Referring again to <FIG>, the state parameters may be determined from the representation of the environment based on determining discrete values for information from the representation of the environment. The discrete values for information may include at least one of a current direction of the autonomous device; a current speed of the autonomous device; a current location of the autonomous device; a distance of the at least one obstacle from a safety zone in the set of safety zones for the autonomous device; a direction of the at least one object relative to a surface of the autonomous device; and a risk value for the at least one object based on a classification of the at least one object. The risk value for the at least one object based on the classification of the at least one object is input to the risk management node from a risk analysis module that assigns the risk value. The classification of the object may include, but is not limited to, an attribute parameter identifying at least one object as including (but not limited to), for example, a human, an infrastructure, another autonomous device, or a vehicle.

The state parameters of operation <NUM> may be determined from inputting to the risk management node <NUM> each of the environment paraments from the scene graph structure (e.g., from scene graph parser <NUM>) and converting each of the environment parameters to a discrete state parameter.

The set of safety zones may include a range of safety zones. Each safety zone in the range may have a different distance from the autonomous device and the autonomous device may have a different speed within each safety zone in the range of safety zones.

The reward value of operation <NUM> may include a defined numerical value based on the evaluated risk of hazard with the at least one object.

The control parameter of operation <NUM> may include a speed of at least one actuator of the autonomous device and/or an angle of at least one actuator of the autonomous device.

In some embodiments, the representation of the environment may include a scene graph structure of the at least one object and a relationship of the least one object with the autonomous device and the environment, respectively. The scene graph structure may be based on environment parameters measured by the autonomous device including, but not limited to, for example at least one of: a distance of the at least one object from a surface of the autonomous device; an orientation of a surface of the at least one object from the autonomous device; a direction of the at least one object from a surface of the autonomous device; a velocity of the at least one object; a width dimension of the at least one object; a length dimension of the at least one object; and a height dimension of the least one object.

Referring to <FIG>, in at least some embodiments, the operations may further include sending <NUM> the control parameter to a controller <NUM> for autonomous device <NUM> for application to a trajectory for autonomous device <NUM>.

The operations from the flow chart of <FIG> and <FIG> may be optional with respect to some embodiments.

Aspects of the present disclosure have been described herein with reference to flowchart illustrations and/or block diagrams of methods, apparatus (systems), and computer program products according to embodiments of the disclosure. These computer program instructions may be provided to a processor of a computer, special purpose computer, or other programmable data processing apparatus to produce a machine, such that the instructions, which execute via the processor of the computer or other programmable instruction execution apparatus, create a mechanism for implementing the functions/acts specified in the flowchart and/or block diagram block or blocks.

These computer program instructions may also be stored in a computer readable medium that when executed can direct a computer, other programmable data processing apparatus, or other devices to function in a particular manner, such that the instructions when stored in the computer readable medium produce an article of manufacture including instructions which when executed, cause a computer to implement the function/act specified in the flowchart and/or block diagram block or blocks.

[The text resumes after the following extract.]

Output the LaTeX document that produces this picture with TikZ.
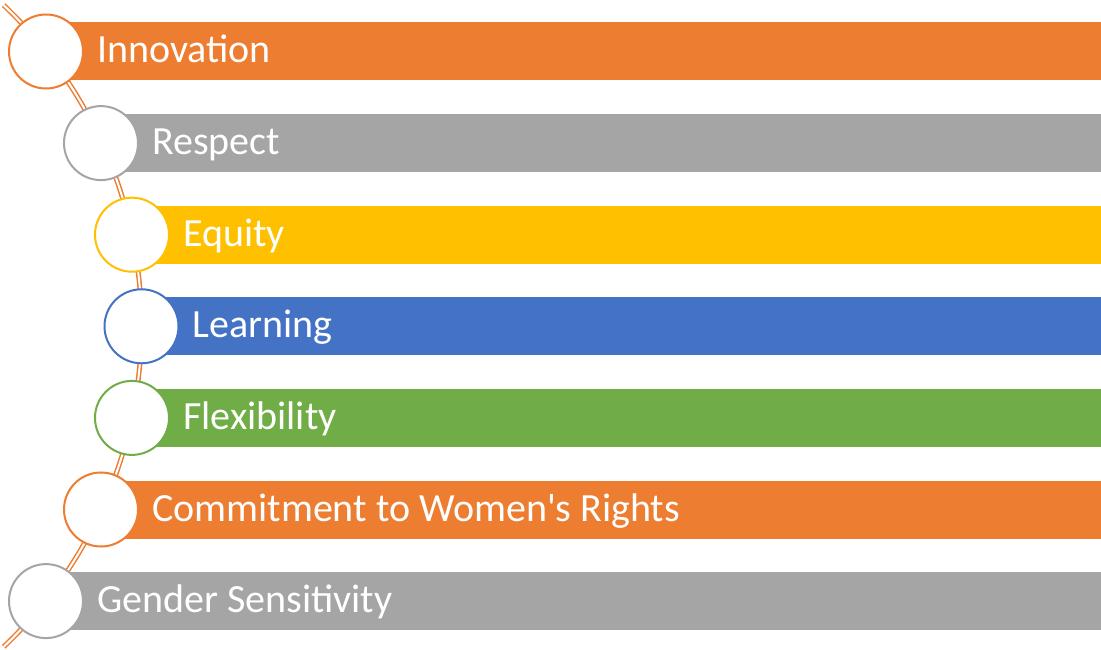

The computer program instructions may also be loaded onto a computer, other programmable instruction execution apparatus, or other devices to cause a series of operational steps to be performed on the computer, other programmable apparatuses or other devices to produce a computer implemented process such that the instructions which execute on the computer or other programmable apparatus provide processes for implementing the functions/acts specified in the flowchart and/or block diagram block or blocks.

The flowchart and block diagrams in the figures illustrate the architecture, functionality, and operation of possible implementations of systems, methods, and computer program products according to various aspects of the present disclosure.

Like reference numbers signify like elements throughout the description of the figures.

Claim 1:
A method performed by a risk management node (<NUM>), the method comprising:
determining (<NUM>) state parameters from a representation of an environment that includes at least one object, an autonomous device, and a set of safety zones for the autonomous device relative to the at least one object;
determining (<NUM>) a reward value for the autonomous device based on evaluating a risk of a hazard with the least one object based on the determined state parameters and current location and current speed of the autonomous device relative to a safety zone from the set of safety zones;
determining (<NUM>) a control parameter for controlling action of the autonomous device based on the determined reward value; and
initiating (<NUM>) sending the control parameter to the autonomous device to control action of the autonomous device,
wherein the control parameter is dynamically adapted to reduce the risk of hazard with the at least one object based on reinforcement learning feedback from the reward value,
characterized in that
the representation of the environment comprises a scene graph structure of the at least one object and a relationship of the least one object with the autonomous device and the environment, respectively.